Dünya üzerinde bütün yaşanılanlara dönüp baktığımızda konunun bizle ne alakası var diye sorgulamak gerekiyor ilk adımda. Bu bir kayıtsızlık hali değil de, vereceğimiz tepki daha net şartlarda seçebilme şansını bulmamızı sağlayacaktır. Çünkü evet herkes kendince haklı. Burada bana kızıyor olabilirsiniz, insan öldüren birinin nasıl bir haklılığı olabilir diye… O bireyin şartlarında yaşamadan, onun koşullarında Dünya’ya gelmeden bunu asla bilemeyiz. Bu yüzden insanların hakkında net yargılarda bulunmadan önce hayatlarındaki yaşanmışlıkların neler olabileceği ihtimalini düşünmenizi tavsiye ederim.

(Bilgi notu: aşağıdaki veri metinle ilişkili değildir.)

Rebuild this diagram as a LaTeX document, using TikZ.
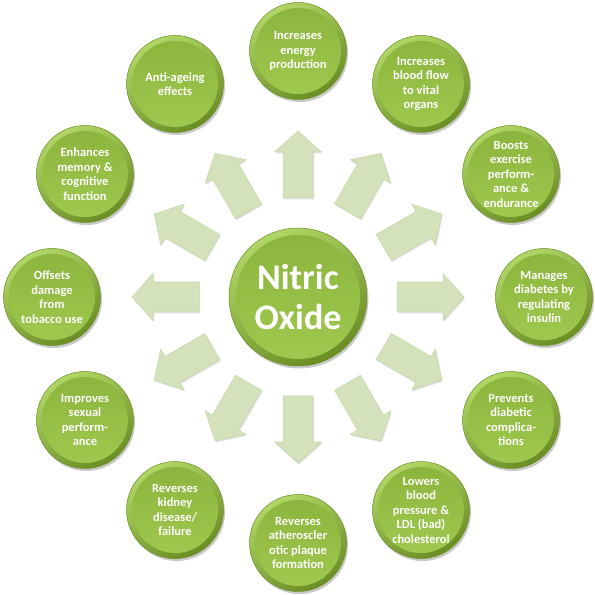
\documentclass[tikz,border=0pt]{standalone}
\usepackage{fontspec}
\setmainfont{Carlito}
\usetikzlibrary{calc,shadows}
\definecolor{arrfill}{HTML}{D4E2BC}
\definecolor{arredge}{HTML}{C4D6A6}
\definecolor{ringlight}{HTML}{B0D666}
\definecolor{ringdark}{HTML}{6A8E24}
\definecolor{intop}{HTML}{8AB43B}
\definecolor{inbot}{HTML}{A0C950}
\definecolor{bubedge}{HTML}{6B8E23}
\begin{document}
\begin{tikzpicture}[x=1pt,y=1pt,
  bub/.style={circle, minimum size=97pt, inner sep=0pt, text=white,
    font=\bfseries\fontsize{12.5}{14.5}\selectfont, align=center,
    draw=bubedge, line width=0.5pt,
    shading=axis, top color=ringlight, bottom color=ringdark, shading angle=30,
    drop shadow={shadow xshift=1.5pt, shadow yshift=-2.5pt, opacity=0.3, fill=black!70},
    path picture={\shade[top color=intop, bottom color=inbot]
      (path picture bounding box.center) circle (43pt);}},
  hub/.style={bub, minimum size=138pt, font=\bfseries\fontsize{36}{40}\selectfont,
    path picture={\shade[top color=intop, bottom color=inbot]
      (path picture bounding box.center) circle (62pt);}},
  blk/.style={fill=arrfill, draw=arredge, line width=0.5pt,
    drop shadow={shadow xshift=1pt, shadow yshift=-1.5pt, opacity=0.2, fill=black!60}}
]
\useasboundingbox (0,0) rectangle (595,595);
\node[hub] (c0) at (298,298) {Nitric\\Oxide};
\node[bub] (c1) at ($(c0)+(90:246)$) {Increases\\energy\\production};
\node[bub] (c2) at ($(c0)+(60:246)$) {Increases\\blood flow\\to vital\\organs};
\node[bub] (c3) at ($(c0)+(30:246)$) {Boosts\\exercise\\perform-\\ance \&\\endurance};
\node[bub] (c4) at ($(c0)+(0:246)$) {Manages\\diabetes by\\regulating\\insulin};
\node[bub] (c5) at ($(c0)+(-30:246)$) {Prevents\\diabetic\\complica-\\tions};
\node[bub] (c6) at ($(c0)+(-60:246)$) {Lowers\\blood\\pressure \&\\LDL (bad)\\cholesterol};
\node[bub] (c7) at ($(c0)+(-90:246)$) {Reverses\\atheroscler\\otic plaque\\formation};
\node[bub] (c8) at ($(c0)+(-120:246)$) {Reverses\\kidney\\disease/\\failure};
\node[bub] (c9) at ($(c0)+(-150:246)$) {Improves\\sexual\\perform-\\ance};
\node[bub] (c10) at ($(c0)+(180:246)$) {Offsets\\damage\\from\\tobacco use};
\node[bub] (c11) at ($(c0)+(150:246)$) {Enhances\\memory \&\\cognitive\\function};
\node[bub] (c12) at ($(c0)+(120:246)$) {Anti-ageing\\effects};
\foreach \a in {90,60,30,0,-30,-60,-90,-120,-150,180,150,120}{
  \begin{scope}[shift={(c0)}, rotate=\a]
    \path[blk] (99,-15) -- (145,-15) -- (145,-23.5) -- (166,0) -- (145,23.5)
      -- (145,15) -- (99,15) -- cycle;
  \end{scope}
}
\end{tikzpicture}
\end{document}
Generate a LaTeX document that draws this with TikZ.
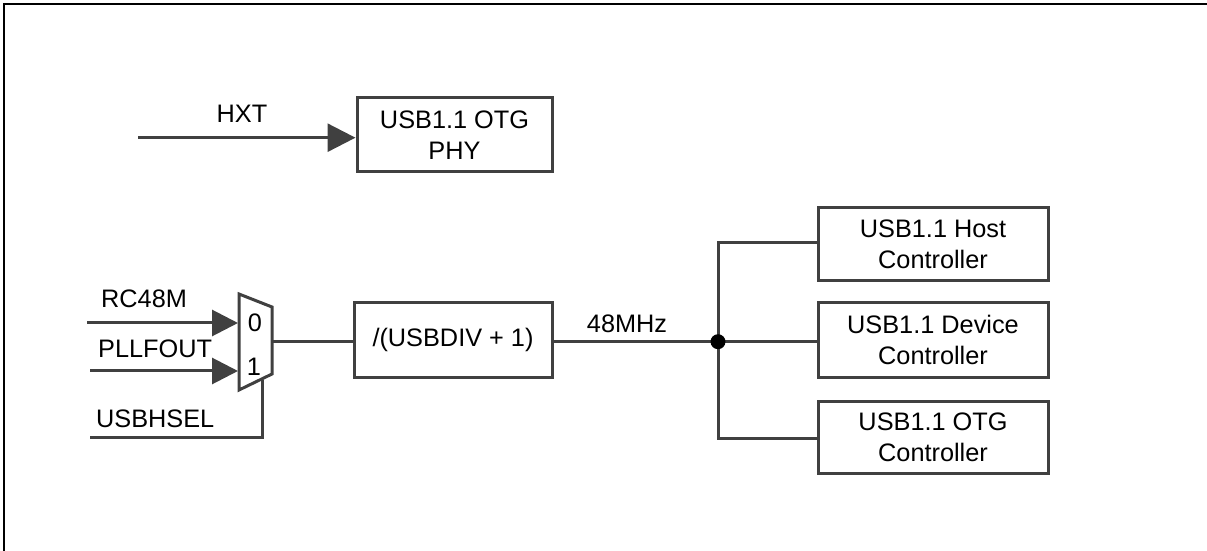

Yazının sonunda olduğu gibi bütün deneyimlerin sonunda da varacağımız nokta bizim neyi seçtiğimiz olacak. Şimdi, şu an ve burada, bulunduğunuz anda yaşanılan kötülüklere nasıl tepki vermeyi seçeceksiniz? Birisine zarar veren insanı döverek terbiye edebilir misiniz? Hiç sanmıyorum, dayak yiyerek büyüyen çocukların ileriki yaşlarda farkındalıklarının düşük kalması durumunda nasıl insanlara dönüştüklerini az çok tahmin edebiliyorsunuzdur. Üzümün üzüme baka baka karardığı bir yerde, kararmayı kötü bir durum olarak düşünmeyi bırakıp, kime baktığımıza ya da kimlerin bize baktığına dikkat edelim. Hatırlanması gereken en güzel cümle; iyilik yapma, iyi ol yaptığın her şey iyilik olsun!